In fact, the problem of finding too many apparently over-ocean routes is broader than this. The other main contributor to this is missing islands from the map. See the comments in the first vignette.

An example of this is in the same place. Some maps omit small islands (well, larger ones like Killniq down to tiny ones like Goodwin Island) at the mouth of the Hudson Strait. This affects the apparent width of the opening. Given the islands, and a 50km buffer, the Strait is not open as the next example shows.

This uses a non-CRAN, but public package of hi-resolution maps, rnaturalearthhires. If you don’t want to load this package, just note the results shown in the figure.

sf::sf_use_s2(TRUE)
hires <- sf::st_as_sf(rnaturalearthhires::countries10) %>%
hires_buffer_s2 <- s2::s2_buffer_cells(hires, distance = 50000, max_cells = 20000) %>%
st_as_sfc()
m_hires <- ggplot(st_transform(hires_buffer_s2, crs_Atlantic)) +
geom_sf(fill = "grey40") +
geom_sf(data = st_transform(hires, crs_Atlantic))

cowplot::plot_grid(m_s2, m_hires, labels = c("good", "better"),
ncol = 1)

# Why do I need a coordinate reference system?

There are a number of place in the vignettes, eg making an airport dataset, where we have shown the use of a parameter to specify a coordinate reference system. himach has recently transitioned to using spherical geometry directly using the s2 package, both directly and through the sf package. Before s2 was available in sf there was a constant need to align the coordinate reference systems of objects before combining them.
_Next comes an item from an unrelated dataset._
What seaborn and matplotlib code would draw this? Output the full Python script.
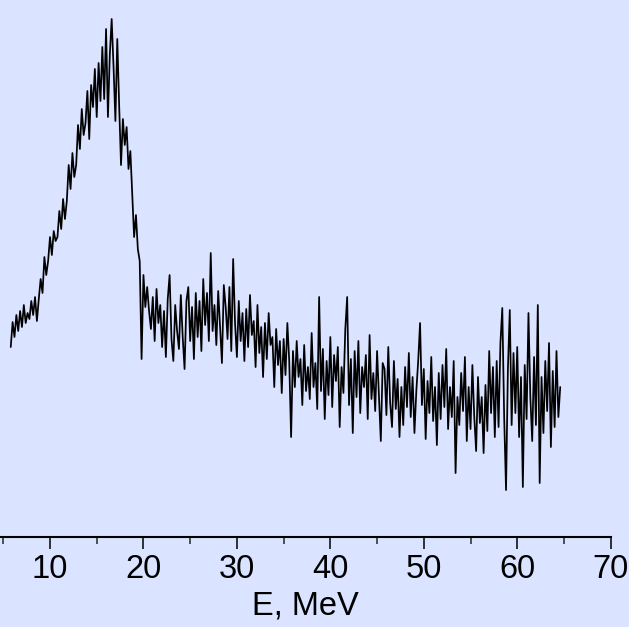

Now, in theory, all geometrical operations use spherical geometry, so a coordinate reference system should only be needed when you plot a map. At that point, the coordinate reference system is saying how to move from spherical coordinates to a flat projection. Four basic projections are supplied crs_Atlantic, crs_Pacific, crs_North and crs_South which you can use in map_routes to get the right map for your particular set of routes. You can create others as shown in the vignette.

We will remove remaining references to coordinate reference systems during route creation in later versions of himach.